-- Start of Listed records --

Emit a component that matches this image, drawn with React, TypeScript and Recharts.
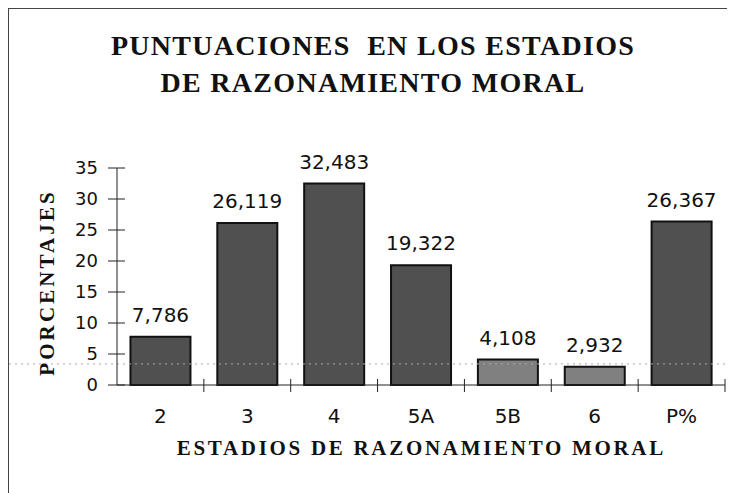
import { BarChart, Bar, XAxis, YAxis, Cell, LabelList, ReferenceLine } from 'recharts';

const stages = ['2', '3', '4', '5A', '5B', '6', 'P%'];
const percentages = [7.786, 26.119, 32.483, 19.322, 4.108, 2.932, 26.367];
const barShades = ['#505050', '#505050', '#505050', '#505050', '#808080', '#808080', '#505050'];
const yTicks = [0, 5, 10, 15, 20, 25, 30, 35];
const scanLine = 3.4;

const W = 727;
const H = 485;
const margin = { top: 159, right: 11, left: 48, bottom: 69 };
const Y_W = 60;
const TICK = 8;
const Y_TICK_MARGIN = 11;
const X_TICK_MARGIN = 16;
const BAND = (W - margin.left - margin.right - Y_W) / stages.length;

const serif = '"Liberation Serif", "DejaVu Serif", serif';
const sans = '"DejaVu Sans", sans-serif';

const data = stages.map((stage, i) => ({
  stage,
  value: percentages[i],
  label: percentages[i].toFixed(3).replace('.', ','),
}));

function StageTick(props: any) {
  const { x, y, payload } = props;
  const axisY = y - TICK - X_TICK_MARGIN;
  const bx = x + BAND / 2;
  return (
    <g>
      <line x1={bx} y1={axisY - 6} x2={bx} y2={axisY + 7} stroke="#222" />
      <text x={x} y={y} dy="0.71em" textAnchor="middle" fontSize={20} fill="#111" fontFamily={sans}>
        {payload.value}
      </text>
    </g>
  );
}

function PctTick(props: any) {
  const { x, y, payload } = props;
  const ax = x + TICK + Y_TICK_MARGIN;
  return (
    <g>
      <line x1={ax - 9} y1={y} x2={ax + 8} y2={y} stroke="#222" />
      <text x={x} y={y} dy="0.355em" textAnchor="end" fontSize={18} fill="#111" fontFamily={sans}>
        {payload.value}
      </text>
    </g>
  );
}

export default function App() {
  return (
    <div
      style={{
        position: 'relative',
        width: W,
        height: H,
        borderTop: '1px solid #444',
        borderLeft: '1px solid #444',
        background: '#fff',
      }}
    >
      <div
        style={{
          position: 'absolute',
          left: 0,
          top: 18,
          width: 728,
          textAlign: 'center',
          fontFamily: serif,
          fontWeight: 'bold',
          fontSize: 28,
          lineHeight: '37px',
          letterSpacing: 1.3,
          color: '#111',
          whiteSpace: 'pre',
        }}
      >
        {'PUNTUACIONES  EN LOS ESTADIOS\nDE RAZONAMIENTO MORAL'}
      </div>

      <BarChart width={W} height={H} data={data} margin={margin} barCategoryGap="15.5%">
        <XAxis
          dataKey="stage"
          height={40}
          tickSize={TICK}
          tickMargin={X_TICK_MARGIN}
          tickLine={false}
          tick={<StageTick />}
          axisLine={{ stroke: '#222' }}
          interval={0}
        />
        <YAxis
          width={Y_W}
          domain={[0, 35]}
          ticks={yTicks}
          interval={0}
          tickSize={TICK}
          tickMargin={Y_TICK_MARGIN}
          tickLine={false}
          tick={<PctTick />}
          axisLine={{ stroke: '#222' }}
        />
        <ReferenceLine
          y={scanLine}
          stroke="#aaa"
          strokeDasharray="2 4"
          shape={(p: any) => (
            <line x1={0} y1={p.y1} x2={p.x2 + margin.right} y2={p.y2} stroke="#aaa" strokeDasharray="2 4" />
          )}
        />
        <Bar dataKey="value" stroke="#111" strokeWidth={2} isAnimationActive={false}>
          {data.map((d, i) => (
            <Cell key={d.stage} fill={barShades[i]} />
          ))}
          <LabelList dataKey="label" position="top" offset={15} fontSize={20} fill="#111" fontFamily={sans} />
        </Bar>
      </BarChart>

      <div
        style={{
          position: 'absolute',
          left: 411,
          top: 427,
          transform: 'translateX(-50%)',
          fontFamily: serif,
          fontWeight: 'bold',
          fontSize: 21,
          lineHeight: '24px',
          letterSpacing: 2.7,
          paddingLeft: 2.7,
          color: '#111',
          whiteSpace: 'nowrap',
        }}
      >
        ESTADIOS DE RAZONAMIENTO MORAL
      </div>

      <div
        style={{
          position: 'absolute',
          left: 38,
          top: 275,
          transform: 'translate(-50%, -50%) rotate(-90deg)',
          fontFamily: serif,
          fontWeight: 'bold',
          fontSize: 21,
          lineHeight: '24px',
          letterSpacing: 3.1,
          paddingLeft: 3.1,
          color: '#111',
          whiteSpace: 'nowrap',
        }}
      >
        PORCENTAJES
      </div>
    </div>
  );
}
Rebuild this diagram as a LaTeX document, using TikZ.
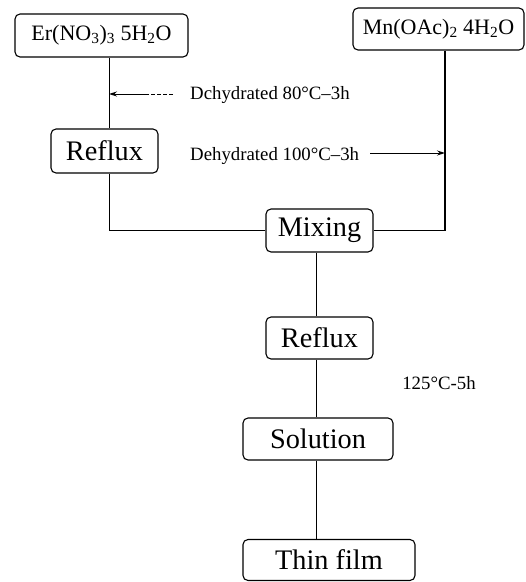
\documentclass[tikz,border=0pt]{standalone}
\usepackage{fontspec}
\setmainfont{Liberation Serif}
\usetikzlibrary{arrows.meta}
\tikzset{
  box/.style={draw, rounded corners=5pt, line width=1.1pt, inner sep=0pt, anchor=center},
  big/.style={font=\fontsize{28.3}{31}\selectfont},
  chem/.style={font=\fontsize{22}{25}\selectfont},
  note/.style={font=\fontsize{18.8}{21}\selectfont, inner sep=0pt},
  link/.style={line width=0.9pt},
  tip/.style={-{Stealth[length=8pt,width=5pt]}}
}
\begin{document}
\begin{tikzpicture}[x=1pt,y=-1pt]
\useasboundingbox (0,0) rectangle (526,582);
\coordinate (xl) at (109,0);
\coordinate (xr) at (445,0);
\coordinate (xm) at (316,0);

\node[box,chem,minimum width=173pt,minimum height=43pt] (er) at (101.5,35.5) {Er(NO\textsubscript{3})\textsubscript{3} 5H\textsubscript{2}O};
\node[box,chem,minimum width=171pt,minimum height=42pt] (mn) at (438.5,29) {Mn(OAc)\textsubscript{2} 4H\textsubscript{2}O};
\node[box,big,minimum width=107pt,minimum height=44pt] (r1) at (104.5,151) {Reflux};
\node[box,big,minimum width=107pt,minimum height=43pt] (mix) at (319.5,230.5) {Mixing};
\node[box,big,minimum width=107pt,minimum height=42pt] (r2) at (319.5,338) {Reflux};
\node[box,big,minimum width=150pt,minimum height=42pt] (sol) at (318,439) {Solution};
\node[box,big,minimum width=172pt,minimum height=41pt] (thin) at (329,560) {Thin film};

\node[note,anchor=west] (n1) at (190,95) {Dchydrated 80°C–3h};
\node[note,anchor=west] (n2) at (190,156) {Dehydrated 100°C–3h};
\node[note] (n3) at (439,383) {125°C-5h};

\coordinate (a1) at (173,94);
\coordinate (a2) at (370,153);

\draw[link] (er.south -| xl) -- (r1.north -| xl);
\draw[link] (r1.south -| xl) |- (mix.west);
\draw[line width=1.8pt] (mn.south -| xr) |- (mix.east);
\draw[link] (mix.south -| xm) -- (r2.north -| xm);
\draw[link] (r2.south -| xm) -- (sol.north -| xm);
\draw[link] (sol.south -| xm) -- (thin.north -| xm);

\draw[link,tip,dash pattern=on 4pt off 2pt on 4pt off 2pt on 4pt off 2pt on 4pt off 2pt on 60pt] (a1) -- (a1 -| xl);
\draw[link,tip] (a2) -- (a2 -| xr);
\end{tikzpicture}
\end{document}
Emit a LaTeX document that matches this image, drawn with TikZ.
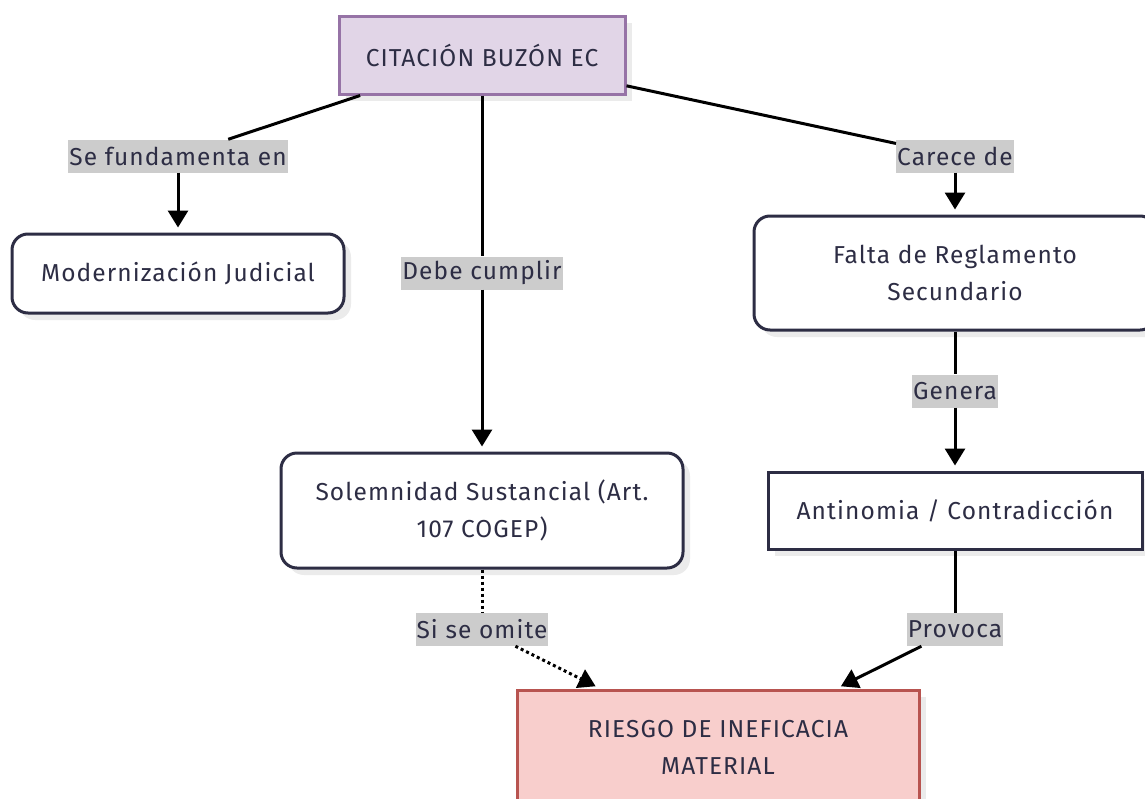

-- End of Listed records --

(Request) Copy every line above that holds the word "drawn".

(Answer to the exercise)
Emit a component that matches this image, drawn with React, TypeScript and Recharts.
Emit a LaTeX document that matches this image, drawn with TikZ.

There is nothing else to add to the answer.